“When Gandalf is vanquished, the text is ‘He fell beyond time and memory’. We puzzled about how you put that on film.”
– director John Boorman on his proposed adaptation
The Beatles wanted to do a Lord of the Rings movie and John Boorman was the director who was going to wrestle with it. In the end the movie didn’t happen – it was stuck in development hell.
On a similar note, Darren Aronofsky’s Batman movie that starred Client Eastwood never made it out of development hell either.
There are quite a few films that might have had geek cred in David Hughes’ “Tales from Development Hell: The Greatest Movies Never Made?” and that’s why the book is worth a peek by native geeks. In fact, Hughes also put together “The Greatest Sci-Fi Movies Never Made” so he may be one of us.
The book, all 272 pages of it, is tightly packed with fairly small print. There’s a lot in here. I didn’t read it cover to cover and I think that was the right decision. The contents pages at the start map the sections to movies, I skimmed the chapters with their summaries, picked “Perchance to dream” which is about the ill-fated movie of Neil Gaiman’s The Sandman and started there.
Once I had read through the disasters and mishaps that stalked that attempt at cinema magic, I simply popped back to the start and picked another story of woe and good intentions. It was a bit like reading a Fighting Fantasy adventure story except, well, you know the adventure is doomed before you even set off.
David Hughes must have some sort of fly on the wall technology. He either films these movies in their early (and final) struggles to collect so much insight into what happened or he has blackmail material on the people involved that helps “persuade” them to be so forthright, often funny, in what happened.
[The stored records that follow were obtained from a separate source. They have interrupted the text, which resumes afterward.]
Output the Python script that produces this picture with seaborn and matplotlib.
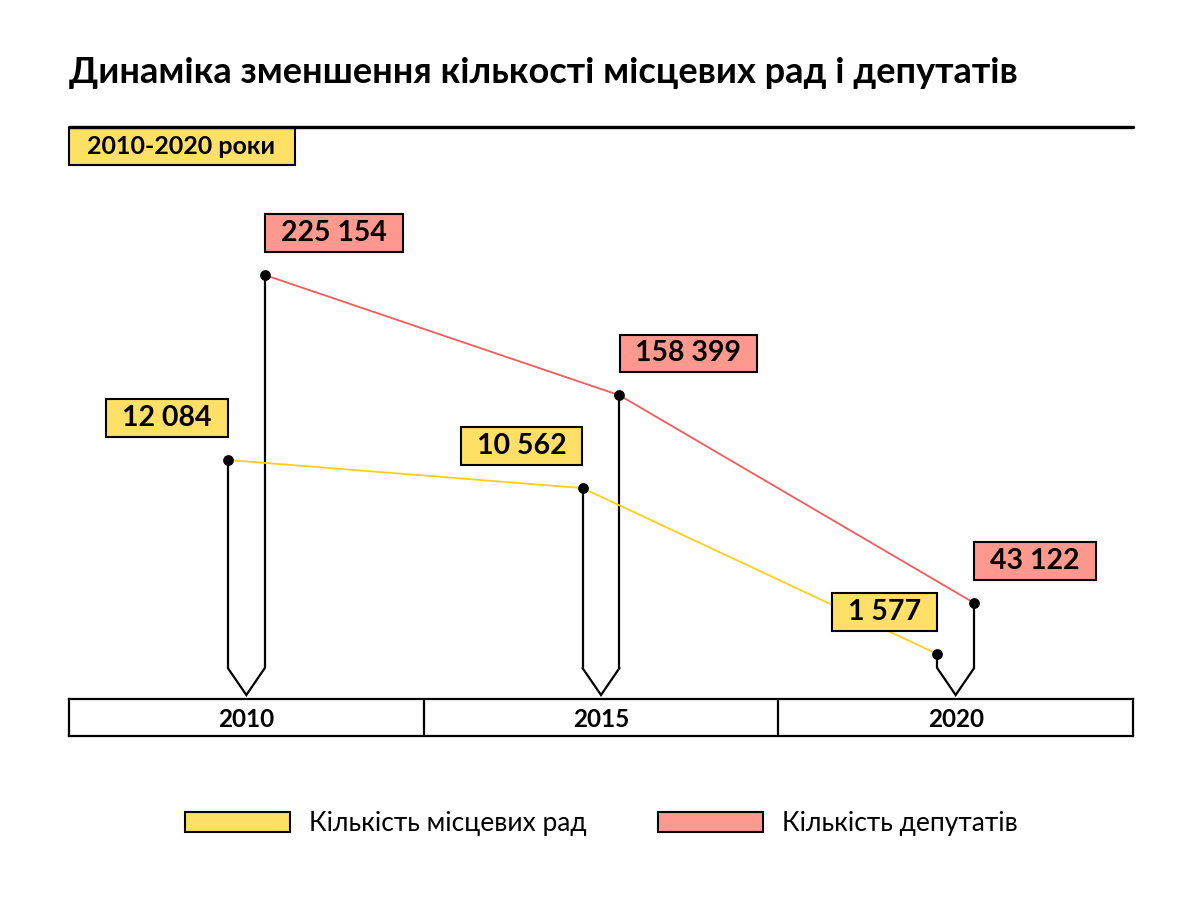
import matplotlib
matplotlib.use("Agg")
import matplotlib.pyplot as plt
import numpy as np
import pandas as pd
import seaborn as sns
from matplotlib.lines import Line2D
from matplotlib.patches import Patch, Rectangle
from matplotlib.path import Path

# data
YEARS = ["2010", "2015", "2020"]
COUNCILS = [12084, 10562, 1577]
DEPUTIES = [225154, 158399, 43122]
COUNCIL_LABELS = ["12 084", "10 562", "1 577"]
DEPUTY_LABELS = ["225 154", "158 399", "43 122"]
TITLE = "Динаміка зменшення кількості місцевих рад і депутатів"
PERIOD = "2010-2020 роки"
LEGEND_LABELS = ["Кількість місцевих рад", "Кількість депутатів"]

YELLOW_FILL = "#FFE066"
YELLOW_LINE = "#FFCF1A"
RED_FILL = "#FF9990"
RED_LINE = "#F45B5B"

sns.set_theme(style="white")
plt.rcParams["font.family"] = ["Lato", "DejaVu Sans"]
plt.rcParams["text.color"] = "black"

W, H = 1200, 908
fig = plt.figure(figsize=(12, 9.08), dpi=100)
fig.patch.set_facecolor("white")


def fx(px):
    return px / W


def fy(py):
    return 1 - py / H


def tag_style(padx, pady):
    # rectangular label box with separate horizontal / vertical padding
    def style(x0, y0, w, h, mutation_size):
        px, py = padx * mutation_size, pady * mutation_size
        verts = [(x0 - px, y0 - py), (x0 + w + px, y0 - py), (x0 + w + px, y0 + h + py),
                 (x0 - px, y0 + h + py), (x0 - px, y0 - py)]
        return Path(verts, closed=True)
    return style


# plot area in pixels
L, R, T, B = 69, 1133, 190, 699
ax = fig.add_axes([fx(L), fy(B), fx(R - L), (B - T) / H])
ax2 = ax.twinx()

# deputies scale: zero at px 680.7, 555 per px; councils: zero at px 683.1, 54.16 per px
ax.set_ylim(-(B - 680.7) * 555, (680.7 - T) * 555)
ax2.set_ylim(-(B - 683.1) * 54.16, (683.1 - T) * 54.16)
for a in (ax, ax2):
    a.set_xlim(-0.5, 2.5)

xpos = np.arange(len(YEARS))
d = 18.5 / ((R - L) / 3)
df = pd.DataFrame({"year": YEARS, "x": xpos, "councils": COUNCILS, "deputies": DEPUTIES})

sns.lineplot(x=df["x"] + d, y=df["deputies"], ax=ax, color=RED_LINE, lw=1.3, zorder=2)
sns.lineplot(x=df["x"] - d, y=df["councils"], ax=ax2, color=YELLOW_LINE, lw=1.3, zorder=2)

# pins: verticals down to px 668, V-tip at px 695
f_knee = (B - 668) / (B - T)
f_tip = (B - 695) / (B - T)


def at_frac(a, f):
    lo, hi = a.get_ylim()
    return lo + f * (hi - lo)


ax.vlines(df["x"] + d, at_frac(ax, f_knee), df["deputies"], color="black", lw=1.6, zorder=3)
ax2.vlines(df["x"] - d, at_frac(ax2, f_knee), df["councils"], color="black", lw=1.6, zorder=3)
for x in xpos:
    ax.plot([x - d, x, x + d], [f_knee, f_tip, f_knee], transform=ax.get_xaxis_transform(),
            color="black", lw=1.6, clip_on=False, solid_joinstyle="miter")

sns.scatterplot(x=df["x"] + d, y=df["deputies"], ax=ax, color="black", s=60, linewidth=0, zorder=4)
sns.scatterplot(x=df["x"] - d, y=df["councils"], ax=ax2, color="black", s=60, linewidth=0, zorder=4)

label_kw = dict(textcoords="offset pixels", va="bottom", fontsize=20.5, fontweight="bold",
                color="black", zorder=6)
for x, v, lbl in zip(xpos, DEPUTIES, DEPUTY_LABELS):
    ax.annotate(lbl, xy=(x + d, v), xytext=(16, 29), ha="left",
                bbox=dict(boxstyle=tag_style(0.56, 0.2), fc=RED_FILL, ec="black", lw=1.5),
                **label_kw)
for x, v, lbl in zip(xpos, COUNCILS, COUNCIL_LABELS):
    ax2.annotate(lbl, xy=(x - d, v), xytext=(-16, 29), ha="right",
                 bbox=dict(boxstyle=tag_style(0.56, 0.2), fc=YELLOW_FILL, ec="black", lw=1.5),
                 **label_kw)

for a in (ax, ax2):
    a.set_axis_off()

# year band
band = fig.add_axes([fx(L), fy(736), fx(R - L), 37 / H])
band.set_xlim(-0.5, 2.5)
band.set_ylim(0, 1)
band.set_xticks([])
band.set_yticks([])
for s in band.spines.values():
    s.set_visible(True)
    s.set_color("black")
    s.set_linewidth(1.6)
for b in (0.5, 1.5):
    band.axvline(b, color="black", lw=1.6)
for x, yr in zip(xpos, YEARS):
    band.text(x, 0.45, yr, ha="center", va="center", fontsize=17.5, fontweight="bold")

# title, rule and period tag
fig.text(fx(69), fy(83), TITLE, ha="left", va="baseline", fontsize=26, fontweight="bold")
fig.add_artist(Line2D([fx(69), fx(1133)], [fy(127), fy(127)], color="black", lw=2.4))
fig.add_artist(Rectangle((fx(69), fy(165)), fx(226), 37 / H, transform=fig.transFigure,
                         fc=YELLOW_FILL, ec="black", lw=1.5))
fig.text(fx(181), fy(147), PERIOD, ha="center", va="center", fontsize=18, fontweight="bold")

# legend
handles = [Patch(facecolor=YELLOW_FILL, edgecolor="black", lw=1.5, label=LEGEND_LABELS[0]),
           Patch(facecolor=RED_FILL, edgecolor="black", lw=1.5, label=LEGEND_LABELS[1])]
fig.legend(handles=handles, loc="center", bbox_to_anchor=(fx(601), fy(824)), ncol=2,
           frameon=False, prop=dict(family=["Lato", "DejaVu Sans"], size=19),
           labelcolor="black",
           handlelength=4.0, handleheight=0.8, handletextpad=0.7, columnspacing=2.7)

fig.savefig("out.png", dpi=100, facecolor="white")
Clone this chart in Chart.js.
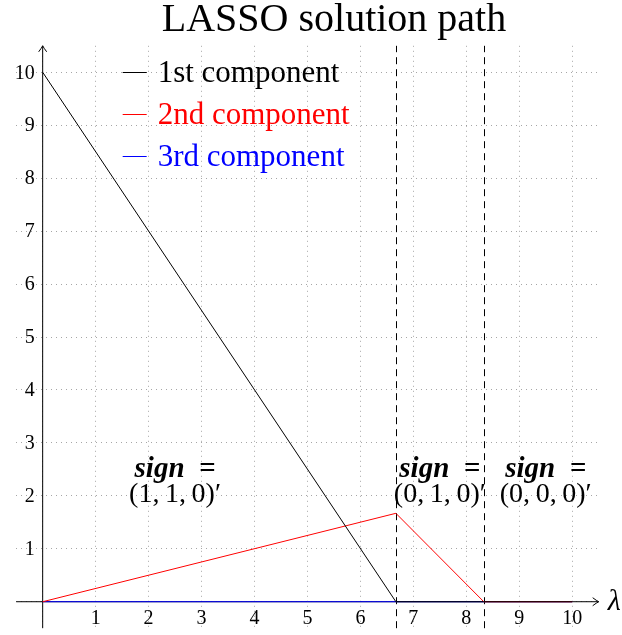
<!DOCTYPE html>
<html>
<head>
<meta charset="utf-8">
<script src="https://cdn.jsdelivr.net/npm/chart.js@4/dist/chart.umd.min.js"></script>
<style>
  html, body { margin: 0; padding: 0; background: #ffffff; }
  #wrap { width: 622px; height: 635px; }
</style>
</head>
<body>
<div id="wrap"><canvas id="c" width="622" height="635"></canvas></div>
<script>
// ---- data ----
const lambdaValues = [0, 6.67, 8.33, 10];
const firstComponent = [10, 0, 0, 0];
const secondComponent = [0, 1.67, 0, 0];
const thirdComponent = [0, 0, 0, 0];
const seriesLabels = ['1st component', '2nd component', '3rd component'];
const seriesColors = ['#000000', '#ff0000', '#0000ff'];
const xTickValues = [1, 2, 3, 4, 5, 6, 7, 8, 9, 10];
const xTickLabels = ['1', '2', '3', '4', '5', '6', '7', '8', '9', '10'];
const yTickValues = [1, 2, 3, 4, 5, 6, 7, 8, 9, 10];
const yTickLabels = ['1', '2', '3', '4', '5', '6', '7', '8', '9', '10'];
const gridValues = [0, 1, 2, 3, 4, 5, 6, 7, 8, 9, 10];
const breakpoints = [6.67, 8.33];
const signHeader = 'sign\u2002=';
const signVectors = ['(1,\u20091,\u20090)\u2032', '(0,\u20091,\u20090)\u2032', '(0,\u20090,\u20090)\u2032'];
const signCenters = [2.5, 7.5, 9.5];
const titleText = 'LASSO solution path';
const xAxisLabel = '\u03BB';

const SERIF = '"Liberation Serif", "DejaVu Serif", serif';

function buildPoints(ys) {
  return lambdaValues.map((x, i) => ({ x: x, y: ys[i] }));
}

const seriesValues = [firstComponent, secondComponent, thirdComponent];
const datasets = seriesValues.map((vals, i) => ({
  label: seriesLabels[i],
  data: buildPoints(vals),
  borderColor: seriesColors[i],
  backgroundColor: seriesColors[i],
  borderWidth: 1,
  pointRadius: 0,
  tension: 0,
  fill: false
}));

function arrowHead(ctx, tx, ty, dir) {
  ctx.beginPath();
  if (dir === 'right') {
    ctx.moveTo(tx - 6, ty - 4);
    ctx.quadraticCurveTo(tx - 2, ty - 1, tx, ty);
    ctx.quadraticCurveTo(tx - 2, ty + 1, tx - 6, ty + 4);
  } else {
    ctx.moveTo(tx - 4, ty + 6);
    ctx.quadraticCurveTo(tx - 1, ty + 2, tx, ty);
    ctx.quadraticCurveTo(tx + 1, ty + 2, tx + 4, ty + 6);
  }
  ctx.stroke();
}

const decorPlugin = {
  id: 'decor',
  beforeDatasetsDraw(chart) {
    const ctx = chart.ctx;
    const xs = chart.scales.x, ys = chart.scales.y;
    const x0 = xs.getPixelForValue(0);
    const y0 = ys.getPixelForValue(0);
    const area = chart.chartArea;
    ctx.save();
    ctx.strokeStyle = '#000';
    ctx.lineWidth = 1;
    ctx.beginPath();
    ctx.moveTo(area.left, y0);
    ctx.lineTo(area.right, y0);
    ctx.stroke();
    arrowHead(ctx, area.right, y0, 'right');
    ctx.beginPath();
    ctx.moveTo(x0, area.bottom);
    ctx.lineTo(x0, area.top);
    ctx.stroke();
    arrowHead(ctx, x0, area.top, 'up');
    ctx.setLineDash([7, 5]);
    breakpoints.forEach(b => {
      const px = Math.round(xs.getPixelForValue(b)) + 0.5;
      ctx.beginPath();
      ctx.moveTo(px, area.bottom);
      ctx.lineTo(px, area.top);
      ctx.stroke();
    });
    ctx.restore();
  },
  afterDraw(chart) {
    const ctx = chart.ctx;
    const xs = chart.scales.x, ys = chart.scales.y;
    const x0 = xs.getPixelForValue(0);
    const y0 = ys.getPixelForValue(0);
    const area = chart.chartArea;
    ctx.save();
    ctx.fillStyle = '#000';
    ctx.font = '40px ' + SERIF;
    ctx.textAlign = 'center';
    ctx.textBaseline = 'alphabetic';
    ctx.fillText(titleText, 334, 31);
    ctx.font = '20px ' + SERIF;
    ctx.textBaseline = 'middle';
    ctx.textAlign = 'center';
    xTickValues.forEach((v, i) => {
      ctx.fillText(xTickLabels[i], xs.getPixelForValue(v), y0 + 17);
    });
    ctx.textAlign = 'right';
    yTickValues.forEach((v, i) => {
      ctx.fillText(yTickLabels[i], x0 - 8, ys.getPixelForValue(v) + 1);
    });
    ctx.font = 'italic 30px ' + SERIF;
    ctx.textAlign = 'left';
    ctx.fillText(xAxisLabel, area.right + 9, y0);
    ctx.font = '31px ' + SERIF;
    ctx.textBaseline = 'middle';
    const legX = x0 + 80, legY = ys.getPixelForValue(10);
    chart.data.datasets.forEach((ds, i) => {
      const yy = Math.round(legY + i * 42) + 0.5;
      ctx.strokeStyle = ds.borderColor;
      ctx.lineWidth = 1;
      ctx.beginPath();
      ctx.moveTo(legX, yy);
      ctx.lineTo(legX + 24, yy);
      ctx.stroke();
      ctx.fillStyle = ds.borderColor;
      ctx.fillText(ds.label, legX + 35, yy + 1);
    });
    ctx.fillStyle = '#000';
    ctx.textAlign = 'center';
    signCenters.forEach((cx, i) => {
      const px = xs.getPixelForValue(cx);
      ctx.font = 'bold italic 29px ' + SERIF;
      ctx.fillText(signHeader, px, ys.getPixelForValue(2.5));
      ctx.font = '28px ' + SERIF;
      ctx.fillText(signVectors[i], px, ys.getPixelForValue(2.02));
    });
    ctx.restore();
  }
};

const gridStyle = {
  display: true,
  drawTicks: false,
  color: 'rgba(0,0,0,0.35)',
  lineWidth: 1
};

new Chart(document.getElementById('c'), {
  type: 'line',
  data: { datasets: datasets },
  options: {
    responsive: false,
    animation: false,
    devicePixelRatio: 1,
    layout: { padding: { left: 16.2, right: 23.3, top: 45.8, bottom: 6.8 } },
    plugins: {
      legend: { display: false },
      tooltip: { enabled: false },
      title: { display: false }
    },
    scales: {
      x: {
        type: 'linear',
        min: -0.5,
        max: 10.5,
        afterBuildTicks: s => { s.ticks = gridValues.map(v => ({ value: v })); },
        ticks: { display: false },
        grid: gridStyle,
        border: { display: false, dash: [1, 4] }
      },
      y: {
        type: 'linear',
        min: -0.5,
        max: 10.5,
        afterBuildTicks: s => { s.ticks = gridValues.map(v => ({ value: v })); },
        ticks: { display: false },
        grid: gridStyle,
        border: { display: false, dash: [1, 4] }
      }
    }
  },
  plugins: [decorPlugin]
});
</script>
</body>
</html>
My favourite feature of the book – and why it is more than an one off of disaster stories – are the quotes. These are quotes I’ll be able to use myself and there’s an index of them in the back.
For example, Sylvester Stallone, Ridley Scott, Joel Silver and Roland Emmerich were all involved with an attempt of a movie called “Isobar” which featured an alien on a train.
Here’s what the second screenwriter, Steven de Souza, had to say on the early drafts.
”It was sort of like Aliens combined with Alien – a shameless rip-off.”
If you feel like reading something, but aren’t in the mood for fiction, then this book is certainly to be considered. I wonder if it’s the geek equivalent of a reality tv program.
Disclosure: My copy was provided for review.